● **Available data**
— START —

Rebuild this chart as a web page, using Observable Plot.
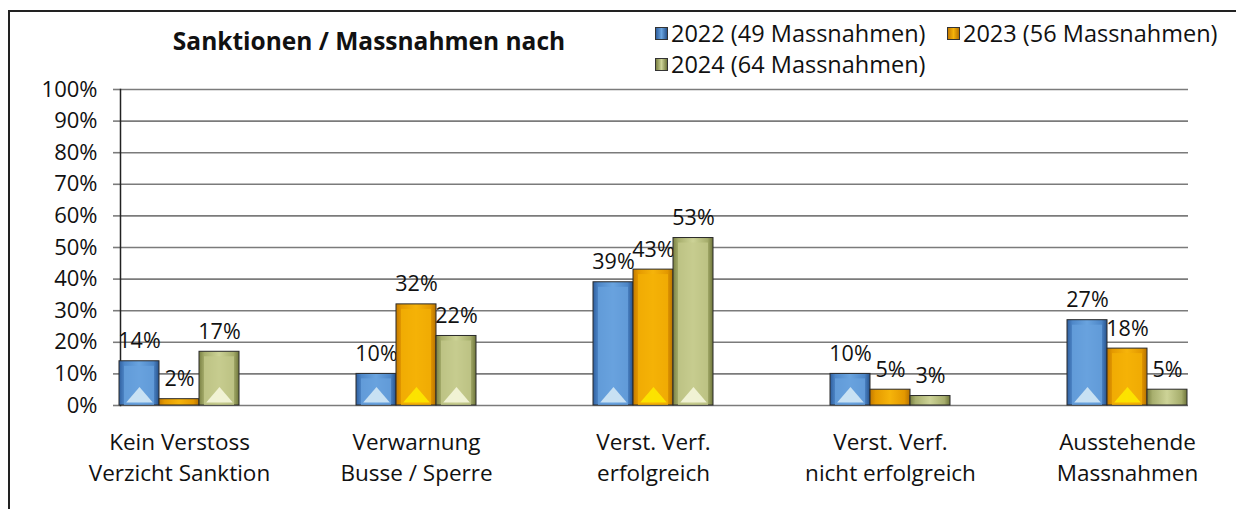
<!DOCTYPE html>
<html>
<head>
<meta charset="utf-8">
<script src="https://cdn.jsdelivr.net/npm/d3@7"></script>
<script src="https://cdn.jsdelivr.net/npm/@observablehq/plot@0.6"></script>
<style>
  html, body { margin: 0; padding: 0; background: #fff; }
  #wrap { position: relative; width: 1236px; height: 509px; overflow: hidden; font-family: "Open Sans", Lato, sans-serif; color: #111; font-variant-ligatures: none; }
  #border { position: absolute; left: 8px; top: 10px; width: 1400px; height: 700px; border-left: 2px solid #222; border-top: 2px solid #222; }
  #chart { position: absolute; left: 0; top: 0; }
  #title { position: absolute; left: 69px; width: 600px; top: 29px; text-align: center; font-weight: bold; font-size: 24.5px; line-height: 24px; white-space: nowrap; }
  .leg { position: absolute; display: flex; align-items: center; font-size: 23.5px; line-height: 23px; white-space: nowrap; }
  .sw { width: 11px; height: 11px; border: 1px solid #333; margin-right: 3px; }
</style>
</head>
<body>
<div id="wrap">
  <div id="border"></div>
  <div id="chart"></div>
  <div id="title">Sanktionen / Massnahmen nach</div>
  <div id="legend"></div>
</div>
<script>
// ---- data ----
const categories = [
  "Kein Verstoss\nVerzicht Sanktion",
  "Verwarnung\nBusse / Sperre",
  "Verst. Verf.\nerfolgreich",
  "Verst. Verf.\nnicht erfolgreich",
  "Ausstehende\nMassnahmen"
];
const seriesNames = ["2022 (49 Massnahmen)", "2023 (56 Massnahmen)", "2024 (64 Massnahmen)"];
const values2022 = [0.14, 0.10, 0.39, 0.10, 0.27];
const values2023 = [0.02, 0.32, 0.43, 0.05, 0.18];
const values2024 = [0.17, 0.22, 0.53, 0.03, 0.05];
const yTicks = [0, 0.1, 0.2, 0.3, 0.4, 0.5, 0.6, 0.7, 0.8, 0.9, 1.0];

// ---- styles ----
const gradients = [
  {id: "gBlue",   stops: ["#2f5f9f", "#4f88c9", "#6aa4df", "#4d86c7", "#27528c"], inner: "#68a1dd", tri: "#d3e8f5"},
  {id: "gOrange", stops: ["#c47a00", "#e59a00", "#f6b40a", "#e39800", "#b77200"], inner: "#f4b206", tri: "#fde800"},
  {id: "gGreen",  stops: ["#7a8143", "#a8af6e", "#cdd397", "#a6ad6c", "#6e753a"], inner: "#c4ca8c", tri: "#f5f6dc"}
];
const seriesValues = [values2022, values2023, values2024];
const groupWidth = 120;
const barW = groupWidth / 3;
const bevel = 5;
const font = "'Open Sans', Lato, sans-serif";

// flattened triangle highlight at the foot of each bar
const footSymbol = {
  draw(context, size) {
    const r = Math.sqrt(size / Math.PI);
    context.moveTo(-1.9 * r, r);
    context.lineTo(0, -1.2 * r);
    context.lineTo(1.9 * r, r);
    context.closePath();
  }
};

const rows = seriesValues.map((vals) => categories.map((c, j) => ({category: c, value: vals[j]})));

const marks = [
  Plot.ruleY(yTicks, {stroke: "#7b7b7b", strokeWidth: 1.6}),
  Plot.axisY({ticks: yTicks, tickFormat: d => `${Math.round(d * 100)}%`, tickSize: 7, tickPadding: 16,
              stroke: "#7b7b7b", strokeWidth: 1.6, fill: "#111", fontSize: 22}),
  Plot.axisX({tickSize: 0, tickPadding: 22, fontSize: 22.5, lineHeight: 1.38, fill: "#111"}),
  Plot.frame({anchor: "left", stroke: "#222", strokeWidth: 1.5})
];
rows.forEach((data, i) => {
  const insetLeft = i * barW;
  const insetRight = (2 - i) * barW;
  const dx = (i - 1) * barW;
  marks.push(Plot.barY(data, {x: "category", y: "value", fill: `url(#${gradients[i].id})`,
    stroke: "#2a2a2a", strokeWidth: 1, insetLeft, insetRight}));
  marks.push(Plot.barY(data.filter(d => d.value >= 0.06), {x: "category", y: "value", fill: gradients[i].inner,
    fillOpacity: 0.75, insetLeft: insetLeft + bevel, insetRight: insetRight + bevel, insetTop: bevel}));
  marks.push(Plot.dot(data.filter(d => d.value >= 0.08), {x: "category", frameAnchor: "bottom", dx, dy: -10,
    symbol: footSymbol, r: 7, fill: gradients[i].tri, fillOpacity: 0.9, stroke: "none"}));
  marks.push(Plot.text(data, {x: "category", y: "value", dx, dy: -20,
    text: d => `${Math.round(d.value * 100)}%`, fontSize: 21.5, fill: "#111"}));
});

const chart = Plot.plot({
  width: 1236,
  height: 509,
  marginTop: 89,
  marginBottom: 104,
  marginLeft: 120,
  marginRight: 48,
  style: {fontFamily: font, fontSize: "21px", color: "#111", background: "transparent", overflow: "visible", fontVariantLigatures: "none"},
  x: {domain: categories, range: [118, 1188], paddingInner: 0.4947, paddingOuter: 0, label: null},
  y: {domain: [0, 1], label: null},
  marks
});

// gradient defs
const ns = "http://www.w3.org/2000/svg";
const defs = document.createElementNS(ns, "defs");
gradients.forEach(g => {
  const lg = document.createElementNS(ns, "linearGradient");
  lg.setAttribute("id", g.id);
  lg.setAttribute("x1", "0"); lg.setAttribute("x2", "1"); lg.setAttribute("y1", "0"); lg.setAttribute("y2", "0");
  const offs = [0, 0.14, 0.5, 0.86, 1];
  g.stops.forEach((c, k) => {
    const s = document.createElementNS(ns, "stop");
    s.setAttribute("offset", offs[k]);
    s.setAttribute("stop-color", c);
    lg.appendChild(s);
  });
  defs.appendChild(lg);
});
chart.insertBefore(defs, chart.firstChild);
document.getElementById("chart").appendChild(chart);

// legend
const legendPos = [[655, 22], [947, 22], [655, 53]];
const legend = document.getElementById("legend");
seriesNames.forEach((name, i) => {
  const item = document.createElement("div");
  item.className = "leg";
  item.style.left = legendPos[i][0] + "px";
  item.style.top = legendPos[i][1] + "px";
  const sw = document.createElement("div");
  sw.className = "sw";
  const st = gradients[i].stops;
  sw.style.background = `linear-gradient(to right, ${st[0]}, ${st[2]} 50%, ${st[4]})`;
  const tx = document.createElement("span");
  tx.textContent = name;
  item.appendChild(sw);
  item.appendChild(tx);
  legend.appendChild(item);
});
</script>
</body>
</html>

— END —

In the listing above, find each line with the word "chart" and copy it.

Rebuild this chart as a web page, using Observable Plot.
  #chart { position: absolute; left: 0; top: 0; }
  <div id="chart"></div>
const chart = Plot.plot({
chart.insertBefore(defs, chart.firstChild);
document.getElementById("chart").appendChild(chart);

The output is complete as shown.